Isto é, "abrange dívida ao Estado (fiscal e não fiscal) e também, por exemplo, as dívidas relativas a receita fiscal dos municípios e das regiões autónomas, bem como de entidades externas em cobrança pela Autoridade Tributária e Aduaneira", refere o Ministério das Finanças.

Cobrança coerciva dispara, prescrições afundam

A recuperação de dívidas fiscais de forma coerciva junto dos contribuintes aumentou de forma significativa, quase 21%, no ano passado, revela também a nova CGE.

O documento revela ainda que o nível de dívidas fiscais prescritas (impostos definitivamente perdidos por ter expirado o prazo legal para a sua efetiva cobrança) afundou mais de 55% em 2023.

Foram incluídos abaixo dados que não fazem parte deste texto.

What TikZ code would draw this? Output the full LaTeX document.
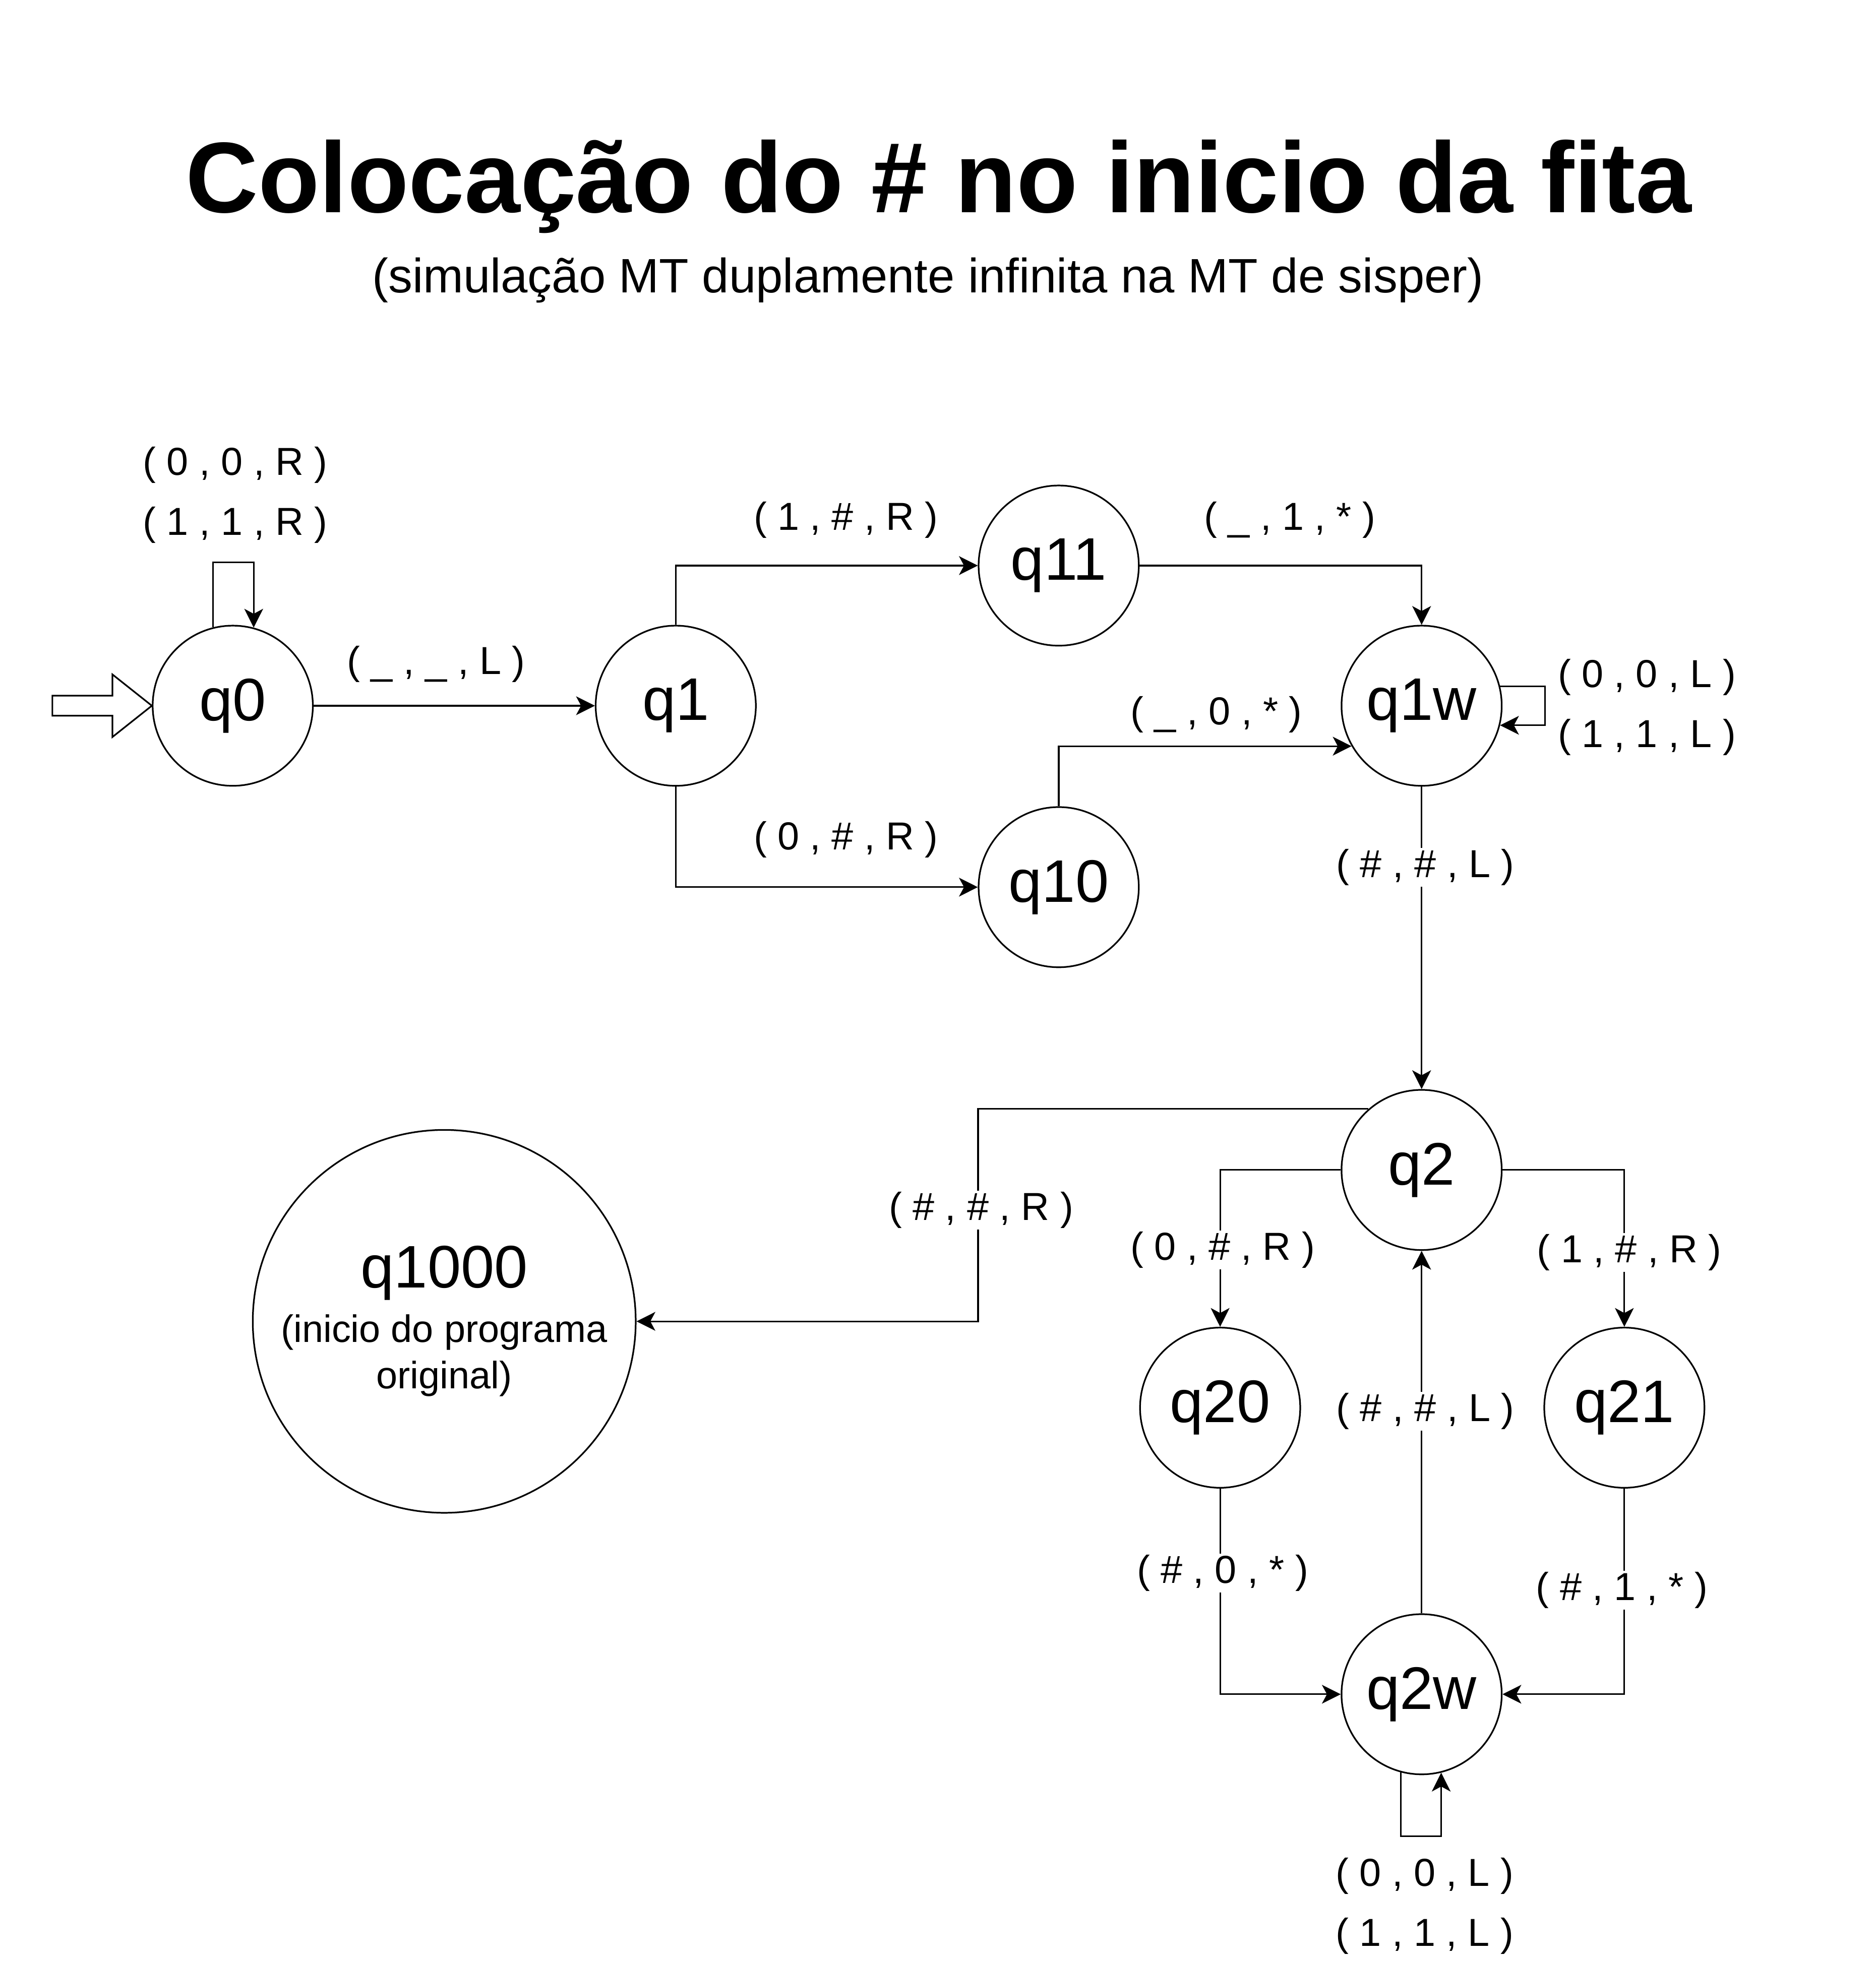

Segundo a CGE, em 2023, "foi registado em receita do Estado decorrente da cobrança coerciva o valor de 1.294,9 milhões de euros, verificando-se um acréscimo de 223,6 milhões de euros (+20,9%) face ao ano anterior".

"Para esse acréscimo contribuiu essencialmente a variação positiva registada no imposto sobre o rendimento das pessoas singulares (IRS), nos outros impostos diretos, no imposto sobre o valor acrescentado (IVA) e nos juros de mora".

Quanto aos impostos prescritos, o ministério informa que "a prescrição das dívidas fiscais, em 2023, situou-se em 19,6 milhões de euros, o que representou uma diminuição de 24,1 milhões de euros (-55,2%) relativamente ao ano anterior".

"O IVA manteve-se, em 2023, como o imposto com maior peso (43,3%) no total do valor da prescrição, apresentando, no entanto, uma diminuição do valor prescrito, de menos 16,6 milhões de euros (-66,3%), face ao ano anterior."